Pretty simple, right? But beneath this simplicity lies a lot of power, too. Let's start by looking at how this works.

Start by creating the HttpWebRequest object, which is the base object used to initiate a Web request. A call to the static WebRequest.Create() method is used to parse the URL and pass the resolved URL into the request object. This call throws an exception if the URL passed has invalid URL syntax.

The request portion controls how the outbound HTTP request is structured. As such it handles configuration of the HTTP headers, the most common of which are expressed as properties of the HttpWebRequest object. A few examples are UserAgent, ContentType, Expires and even a Cookies collection that map directly to header values that are set when the response is sent. Headers can also be set explicitly using the Headers string collection, to which you can add either a whole header string or a key value pair. Generally, the properties address all common headers, so you'll rarely need to resort to setting headers explicitly, most likely only to support special protocols (for example, SoapAction for SOAP requests).

The code Listing 1, does nothing much with the request other than set a couple of the optional properties?the UserAgent (the client 'browser,' which is blank otherwise) and the Timeout for the request. If you need to POST data to the server, you'll need to do a little more work?I'll talk about this later.

Streaming good deals

Once the HTTP Request is configured for sending the data, a call to GetResponse() sends the HTTP request to the Web Server. At this point, the request sends the headers and retrieves the first HTTP result buffer from the Web Server.

When the code performs the GetResponse() call, only a small chunk of data is returned from the Web server.
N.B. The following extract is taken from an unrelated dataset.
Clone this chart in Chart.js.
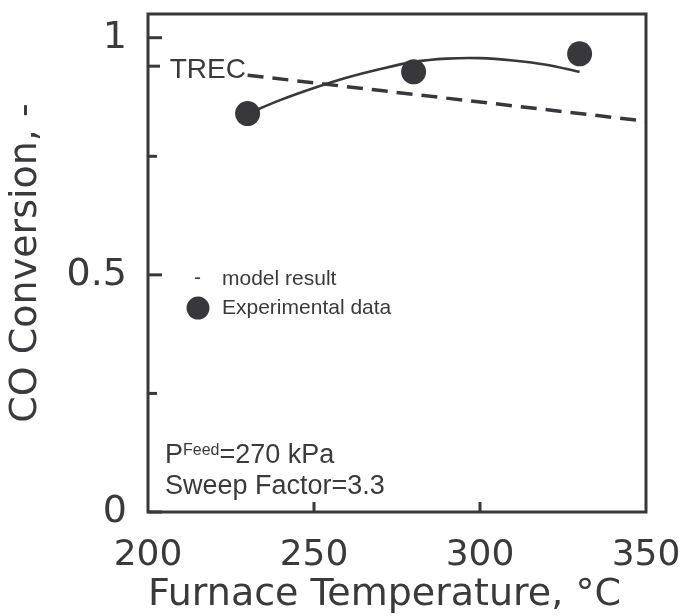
<!DOCTYPE html>
<html>
<head>
<meta charset="utf-8">
<script src="https://cdn.jsdelivr.net/npm/chart.js@4/dist/chart.umd.min.js"></script>
<style>
  html, body { margin: 0; padding: 0; background: #ffffff; }
  #wrap { width: 680px; height: 616px; position: relative; }
</style>
</head>
<body>
<div id="wrap"><canvas id="c" width="680" height="616"></canvas></div>
<script>
// ---- data ----
const expTemps = [230, 280, 330];
const expConversion = [0.840, 0.928, 0.966];

const fitTemps = [230, 240, 250, 260, 270, 280, 290, 300, 310, 320, 330];
const fitConversion = [0.840, 0.869, 0.894, 0.916, 0.934, 0.949, 0.956, 0.957, 0.952, 0.943, 0.928];

const modelTemps = [230, 350];
const modelConversion = [0.921, 0.824];

const xTickLabels = [200, 250, 300, 350];
const yTickLabels = [0, 0.5, 1];
const yMinorTicks = [0.25, 0.75];
const trecValue = 0.94;
const xInnerTicks = [250, 300];

const INK = '#38383c';
const TEXT = '#3a3a3c';

function pts(xs, ys) { return xs.map((x, i) => ({ x: x, y: ys[i] })); }

const framePlugin = {
  id: 'frame',
  afterDatasetsDraw(chart) {
    const { ctx, chartArea: a, scales: { x, y } } = chart;
    ctx.save();
    ctx.strokeStyle = INK;
    ctx.lineWidth = 3;
    ctx.lineCap = 'butt';
    ctx.strokeRect(a.left, a.top, a.right - a.left, a.bottom - a.top);
    // y tick marks (inside)
    ctx.lineWidth = 3;
    const yMarks = [];
    yTickLabels.forEach(v => yMarks.push([v, 14]));
    yMinorTicks.forEach(v => yMarks.push([v, 9]));
    yMarks.push([trecValue, 12]);
    yMarks.forEach(([v, len]) => {
      const py = y.getPixelForValue(v);
      ctx.beginPath();
      ctx.moveTo(a.left, py);
      ctx.lineTo(a.left + len, py);
      ctx.stroke();
    });
    // x tick marks (inside)
    xInnerTicks.forEach(v => {
      const px = x.getPixelForValue(v);
      ctx.beginPath();
      ctx.moveTo(px, a.bottom);
      ctx.lineTo(px, a.bottom - 10);
      ctx.stroke();
    });

    // annotations
    ctx.fillStyle = TEXT;
    ctx.textBaseline = 'middle';
    // TREC label
    ctx.font = '28px "Liberation Sans", Arial, sans-serif';
    ctx.textAlign = 'right';
    ctx.fillText('TREC', x.getPixelForValue(229.5), y.getPixelForValue(trecValue) + 4);

    // legend
    ctx.textAlign = 'left';
    ctx.font = '21px "Liberation Sans", Arial, sans-serif';
    const lx = a.left + 50, tx = a.left + 74;
    const ly1 = y.getPixelForValue(0.49), ly2 = y.getPixelForValue(0.43);
    ctx.fillText('-', lx - 4, ly1 - 1);
    ctx.fillText('model result', tx, ly1);
    ctx.beginPath();
    ctx.arc(lx, ly2, 11.5, 0, Math.PI * 2);
    ctx.fillStyle = INK;
    ctx.fill();
    ctx.fillStyle = TEXT;
    ctx.fillText('Experimental data', tx, ly2);

    // conditions
    ctx.textBaseline = 'alphabetic';
    const cx = a.left + 17;
    ctx.font = '27px "Liberation Sans", Arial, sans-serif';
    ctx.fillText('P', cx, 463);
    const pw = ctx.measureText('P').width;
    ctx.font = '16px "Liberation Sans", Arial, sans-serif';
    ctx.fillText('Feed', cx + pw, 455);
    const fw = ctx.measureText('Feed').width;
    ctx.font = '27px "Liberation Sans", Arial, sans-serif';
    ctx.fillText('=270 kPa', cx + pw + fw, 463);
    ctx.fillText('Sweep Factor=3.3', cx, 494);
    ctx.restore();
  }
};

new Chart(document.getElementById('c'), {
  type: 'scatter',
  data: {
    datasets: [
      {
        label: 'model result',
        data: pts(modelTemps, modelConversion),
        showLine: true,
        borderColor: INK,
        borderWidth: 3.5,
        borderDash: [16, 9],
        pointRadius: 0,
        fill: false
      },
      {
        label: 'fit',
        data: pts(fitTemps, fitConversion),
        showLine: true,
        borderColor: INK,
        borderWidth: 2.6,
        tension: 0.3,
        pointRadius: 0,
        fill: false
      },
      {
        label: 'Experimental data',
        data: pts(expTemps, expConversion),
        showLine: false,
        pointRadius: 12.5,
        pointBackgroundColor: INK,
        pointBorderColor: INK,
        pointBorderWidth: 0
      }
    ]
  },
  options: {
    responsive: false,
    animation: false,
    layout: { padding: { top: 14, right: 34, left: 0, bottom: 0 } },
    plugins: { legend: { display: false }, tooltip: { enabled: false } },
    scales: {
      x: {
        type: 'linear',
        min: 200, max: 350,
        afterBuildTicks: s => { s.ticks = xTickLabels.map(v => ({ value: v })); },
        afterFit: s => { s.height = 104; s.paddingLeft = 0; s.paddingRight = 0; },
        grid: { display: false },
        border: { display: false },
        ticks: {
          color: TEXT,
          padding: 14,
          maxRotation: 0,
          autoSkip: false,
          font: { family: '"DejaVu Sans"', size: 36 },
          callback: v => String(v)
        },
        title: {
          display: true,
          text: 'Furnace Temperature, °C',
          color: TEXT,
          align: 'start',
          padding: { top: 0, bottom: 0 },
          font: { family: '"DejaVu Sans"', size: 38, lineHeight: 1.1 }
        }
      },
      y: {
        type: 'linear',
        min: 0, max: 1.05,
        afterBuildTicks: s => { s.ticks = yTickLabels.map(v => ({ value: v })); },
        afterFit: s => { s.width = 148; s.paddingTop = 0; s.paddingBottom = 0; },
        grid: { display: false },
        border: { display: false },
        ticks: {
          color: TEXT,
          padding: 13,
          autoSkip: false,
          font: { family: '"DejaVu Sans"', size: 38 },
          callback: v => String(v)
        },
        title: {
          display: true,
          text: 'CO Conversion, -',
          color: TEXT,
          padding: { top: 5, bottom: 0 },
          font: { family: '"DejaVu Sans"', size: 38, lineHeight: 1.1 }
        }
      }
    }
  },
  plugins: [framePlugin]
});
</script>
</body>
</html>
The first chunk contains the HTTP header and the very first part of the data, which is simply buffered internally until read from the stream itself. The data from this initial request is used to set the properties of the HttpWebResponse object, so you can look at things like ContentType, ContentLength, StatusCode, Cookies and much more.

Next, a stream is returned using the GetResponseStream() method. The stream points at the actual binary HTTP response from the Web server. Streams provide you with a lot of flexibility in handling how data is retrieved from the Web server. As mentioned, the call to GetResponse() returned only an initial internal buffer. To retrieve the actual data and read the rest of the result document from the Web server, you have to read the stream.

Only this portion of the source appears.